**Given problem:** Skip all pictures, then copy the lines from the start of the data through the line with "const yTicks = [0, 1, 2, 3, 4, 5, 6];", keeping both ends.

**Data section:**
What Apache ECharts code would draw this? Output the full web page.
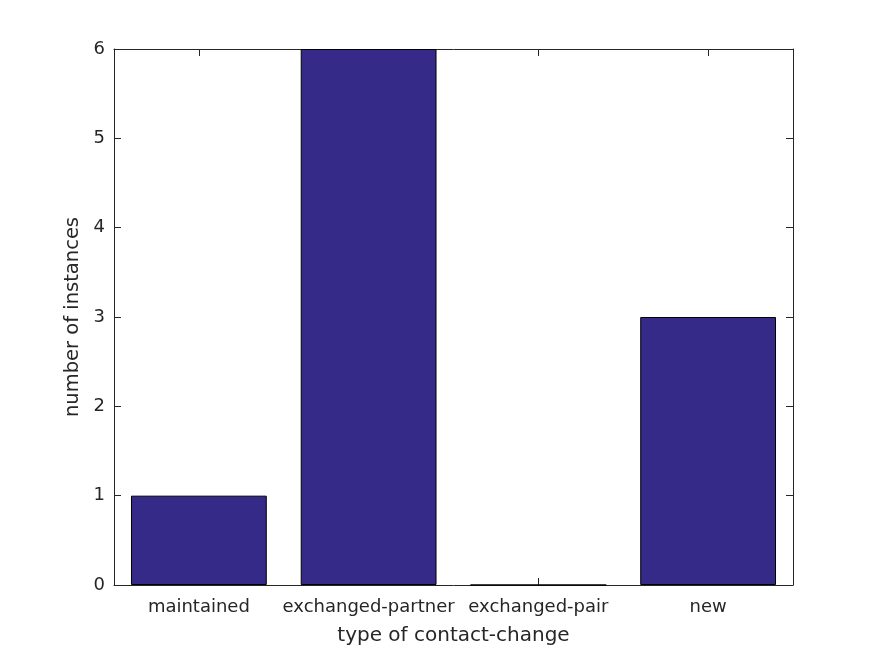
<!DOCTYPE html>
<html>
<head>
<meta charset="utf-8">
<script src="https://cdn.jsdelivr.net/npm/echarts@6/dist/echarts.min.js"></script>
<style>html,body{margin:0;padding:0;background:#fff}#c{width:875px;height:656px}</style>
</head>
<body>
<div id="c"></div>
<script>
const categories = ['maintained', 'exchanged-partner', 'exchanged-pair', 'new'];
const values = [1, 6, 0, 3];
const yTicks = [0, 1, 2, 3, 4, 5, 6];

const font = '"DejaVu Sans", "Liberation Sans", Arial, sans-serif';
const txt = '#262626';
const chart = echarts.init(document.getElementById('c'));
chart.setOption({
  animation: false,
  backgroundColor: '#fff',
  grid: { left: 114, right: 82, top: 49, bottom: 71, containLabel: false },
  xAxis: [{
    type: 'category', data: categories, position: 'bottom',
    name: 'type of contact-change', nameLocation: 'middle', nameGap: 41,
    nameTextStyle: { fontFamily: font, fontSize: 20, color: txt },
    axisLine: { show: true, lineStyle: { color: '#262626', width: 1 } },
    axisTick: { show: true, inside: true, length: 7, alignWithLabel: true, lineStyle: { color: '#262626' } },
    axisLabel: { fontFamily: font, fontSize: 18, color: txt, margin: 13, interval: 0 },
    splitLine: { show: false }
  }, {
    type: 'category', data: categories, position: 'top',
    axisLine: { show: true, onZero: false, lineStyle: { color: '#262626', width: 1 } },
    axisTick: { show: true, inside: true, length: 7, alignWithLabel: true, lineStyle: { color: '#262626' } },
    axisLabel: { show: false }, splitLine: { show: false }
  }],
  yAxis: [{
    type: 'value', min: 0, max: 6, interval: 1, position: 'left',
    name: 'number of instances', nameLocation: 'middle', nameGap: 27, nameRotate: 90,
    nameTextStyle: { fontFamily: font, fontSize: 19.5, color: txt },
    axisLine: { show: true, lineStyle: { color: '#262626', width: 1 } },
    axisTick: { show: true, inside: true, length: 7, lineStyle: { color: '#262626' } },
    axisLabel: { fontFamily: font, fontSize: 18, color: txt, margin: 9,
      formatter: v => yTicks.includes(v) ? String(v) : '' },
    splitLine: { show: false }
  }, {
    type: 'value', min: 0, max: 6, interval: 1, position: 'right',
    axisLine: { show: true, onZero: false, lineStyle: { color: '#262626', width: 1 } },
    axisTick: { show: true, inside: true, length: 7, lineStyle: { color: '#262626' } },
    axisLabel: { show: false }, splitLine: { show: false }
  }],
  series: [{
    type: 'bar', data: values, barWidth: '80%',
    itemStyle: { color: '#352a87', borderColor: '#000', borderWidth: 1 }
  }]
});
</script>
</body>
</html>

**Reply:**
What Apache ECharts code would draw this? Output the full web page.
<!DOCTYPE html>
<html>
<head>
<meta charset="utf-8">
<script src="https://cdn.jsdelivr.net/npm/echarts@6/dist/echarts.min.js"></script>
<style>html,body{margin:0;padding:0;background:#fff}#c{width:875px;height:656px}</style>
</head>
<body>
<div id="c"></div>
<script>
const categories = ['maintained', 'exchanged-partner', 'exchanged-pair', 'new'];
const values = [1, 6, 0, 3];
const yTicks = [0, 1, 2, 3, 4, 5, 6];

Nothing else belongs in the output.